Former West Bengal Legislative Assembly constituency

Arsha Assembly constituency was an assembly constituency in Purulia district in the Indian state of West Bengal.

== Overview ==
As a consequence of the orders of the Delimitation Commission, Arsha Assembly constituency ceased to exist from 2011.

It was part of Purulia (Lok Sabha constituency).

For Members of Legislative Assembly for Arsha Assembly constituency see Joypur, Purulia Assembly constituency

== Election results ==
=== 1977–2006 ===
In the 2006 state assembly elections, Prabhat Mahato of Forward Bloc won the Arsha assembly seat defeating his nearest rival Bibhuti Bhusan Mahato of Congress. Contests in most years were multi cornered but only winners and runners are being mentioned.

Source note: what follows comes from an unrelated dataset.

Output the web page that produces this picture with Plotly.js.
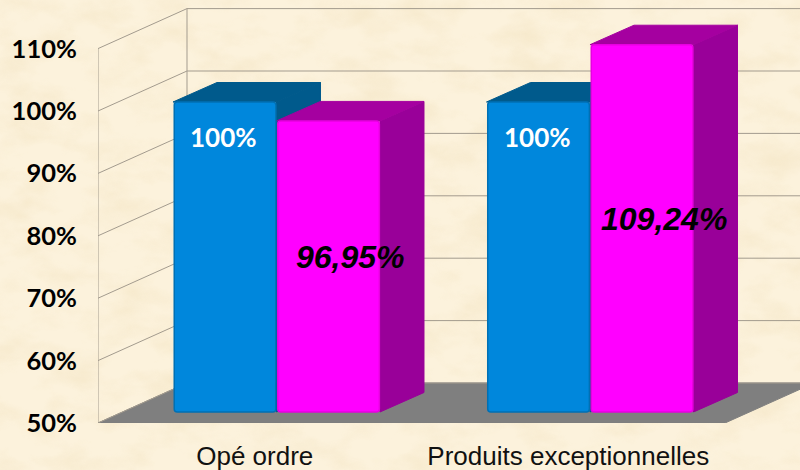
<!DOCTYPE html>
<html>
<head>
<meta charset="utf-8">
<script src="https://cdn.plot.ly/plotly-3.0.1.min.js"></script>
<style>
html,body{margin:0;padding:0;width:800px;height:470px;overflow:hidden;background-color:#fbf0da;}
#tex{position:absolute;left:0;top:0;width:800px;height:470px;}
#chart{position:absolute;left:0;top:0;width:800px;height:470px;}
</style>
</head>
<body>
<svg id="tex" xmlns="http://www.w3.org/2000/svg" width="800" height="470">
<filter id="parch" x="0" y="0" width="100%" height="100%">
<feTurbulence type="fractalNoise" baseFrequency="0.02 0.035" numOctaves="4" seed="7"/>
<feColorMatrix type="matrix" values="0 0 0 0 0.90  0 0 0 0 0.78  0 0 0 0 0.55  2.2 0 0 0 -0.92"/>
</filter>
<rect width="800" height="470" fill="#fcf2dc"/>
<rect width="800" height="470" filter="url(#parch)" opacity="0.6"/>
</svg>
<div id="chart"></div>
<script>
var categories = ["Opé ordre", "Produits exceptionnelles"];
var blueValues = [100, 100];
var magentaValues = [96.95, 109.24];
var blueLabels = ["100%", "100%"];
var magentaLabels = ["96,95%", "109,24%"];
var tickValues = [50, 60, 70, 80, 90, 100, 110];
var tickLabels = ["50%", "60%", "70%", "80%", "90%", "100%", "110%"];

// pixel geometry of the faux-3D box, converted to axis units
var L = 98, T = 5, B = 423, R = 800;
var catPx = 313.5, cat0Px = 254.75, yPx = 6.24, barYPx = 6.2;
var xRange = [(L - cat0Px) / catPx, (R - cat0Px) / catPx];
var yRange = [50, 50 + (B - T) / yPx];
var barRange = [50 - (B - 412) / barYPx, 50 + (412 - T) / barYPx];
var wallDx = 89 / catPx, wallDy = 40 / yPx;
var barDx = 44 / catPx, barDy = 19.5 / barYPx;
var barW = 103.5 / catPx, blueOff = -0.2608, magOff = blueOff + barW;

var traces = [];
function poly(xs, ys, color, yaxis) {
  traces.push({type: "scatter", mode: "lines", x: xs, y: ys, fill: "toself", fillcolor: color,
    line: {color: color, width: 1}, xaxis: "x", yaxis: yaxis, hoverinfo: "skip", showlegend: false});
}
// floor
var xl = xRange[0], xr = 1.5;
poly([xl, xl + wallDx, xr + wallDx, xr, xl], [50, 50 + wallDy, 50 + wallDy, 50, 50], "#7f7f7f", "y");
// grid lines on the walls
tickValues.forEach(function (v) {
  traces.push({type: "scatter", mode: "lines", x: [xl, xl + wallDx, xRange[1]], y: [v, v + wallDy, v + wallDy],
    line: {color: "#a39b8e", width: 1}, hoverinfo: "skip", showlegend: false, xaxis: "x", yaxis: "y"});
});
var topTick = tickValues[tickValues.length - 1];
traces.push({type: "scatter", mode: "lines", x: [xl, xl], y: [50, topTick],
  line: {color: "#a39b8e", width: 1}, hoverinfo: "skip", showlegend: false, xaxis: "x", yaxis: "y"});
traces.push({type: "scatter", mode: "lines", x: [xl + wallDx, xl + wallDx], y: [50 + wallDy, topTick + wallDy],
  line: {color: "#a39b8e", width: 1}, hoverinfo: "skip", showlegend: false, xaxis: "x", yaxis: "y"});

// depth faces (layer y2)
function depth(values, off, topC, sideC) {
  values.forEach(function (v, i) {
    var x0 = i + off, x1 = x0 + barW;
    poly([x1, x1 + barDx, x1 + barDx, x1, x1], [50, 50 + barDy, v + barDy, v, 50], sideC, "y2");
    poly([x0, x0 + barDx, x1 + barDx, x1, x0], [v, v + barDy, v + barDy, v, v], topC, "y2");
  });
}
depth(blueValues, blueOff, "#005a8c", "#005a8c");
depth(magentaValues, magOff, "#a500a0", "#990099");

// front faces (layer y3)
function front(values, off, color, edge) {
  traces.push({type: "bar", x: [0, 1], y: values.map(function (v) { return v - 50; }), base: 50,
    width: barW - 0.006, offset: off + 0.004,
    marker: {color: color, line: {color: edge, width: 1.5}, cornerradius: 3},
    xaxis: "x", yaxis: "y3", hoverinfo: "skip", showlegend: false});
}
front(blueValues, blueOff, "#0087dc", "#0070b4");
front(magentaValues, magOff, "#ff00ff", "#e800e0");

var annotations = [];
blueLabels.forEach(function (t, i) {
  annotations.push({x: i + blueOff + barW / 2 - 0.003, y: blueValues[i] - 5.6, xref: "x", yref: "y3", text: t, showarrow: false,
    font: {family: "Lato", size: 26, color: "#ffffff", weight: 700}});
});
magentaLabels.forEach(function (t, i) {
  var mid = (magentaValues[i] + 50) / 2 + 1.45;
  annotations.push({x: i + magOff + barW / 2 + 22 / catPx, y: mid, xref: "x", yref: "y3", text: "<b><i>" + t + "</i></b>", showarrow: false,
    font: {family: "Liberation Sans", size: 32, color: "#000000"}});
});

var layout = {
  width: 800, height: 470,
  margin: {l: L, r: 800 - R, t: T, b: 470 - B, pad: 0},
  paper_bgcolor: "rgba(0,0,0,0)", plot_bgcolor: "rgba(0,0,0,0)",
  showlegend: false, barmode: "overlay",
  xaxis: {range: xRange, tickvals: [0, 1], ticktext: categories, showgrid: false, zeroline: false, showline: false,
    ticks: "outside", ticklen: 10, tickcolor: "rgba(0,0,0,0)", tickfont: {family: "Liberation Sans", size: 26, color: "#111111"}},
  yaxis: {range: yRange, tickvals: tickValues, ticktext: tickLabels, showgrid: false, zeroline: false, showline: false,
    ticks: "outside", ticklen: 15, tickcolor: "rgba(0,0,0,0)", tickfont: {family: "Lato", size: 25.5, color: "#000000", weight: 700}},
  yaxis2: {range: barRange, overlaying: "y", visible: false},
  yaxis3: {range: barRange, overlaying: "y", visible: false},
  annotations: annotations
};
Plotly.newPlot("chart", traces, layout, {displayModeBar: false, staticPlot: true});
</script>
</body>
</html>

Nishi Kanta Mehta of Forward Bloc defeated Ajit Prasad Mahata of JMM in 2001, Kamakshya Prasad Singh Deo of Congress in 1996, and Hare Krishna Mahato of Congress in 1991. Kumar Pandab of Forward Bloc defeated K.P.Singh Deo of Congress in 1987. Dhrubeswar Chattopadhyay of Forward Bloc defeated K.P.Singh Deo of Congress in 1982. Daman Chandra Kuiry of Forward Bloc defeated Tilakeswar Majhi of Janata Party in 1977.

=== 1957–72 ===
Nitai Chandra Deshmukh of Congress won in 1972 and 1971. Dahan Chandra Kuiri of Forward Bloc won in 1969. B. Mukherjee of Congress won in 1967. Daman Kuiry of Forward Bloc won in 1962. Sagar Chandra Mahato won in 1957.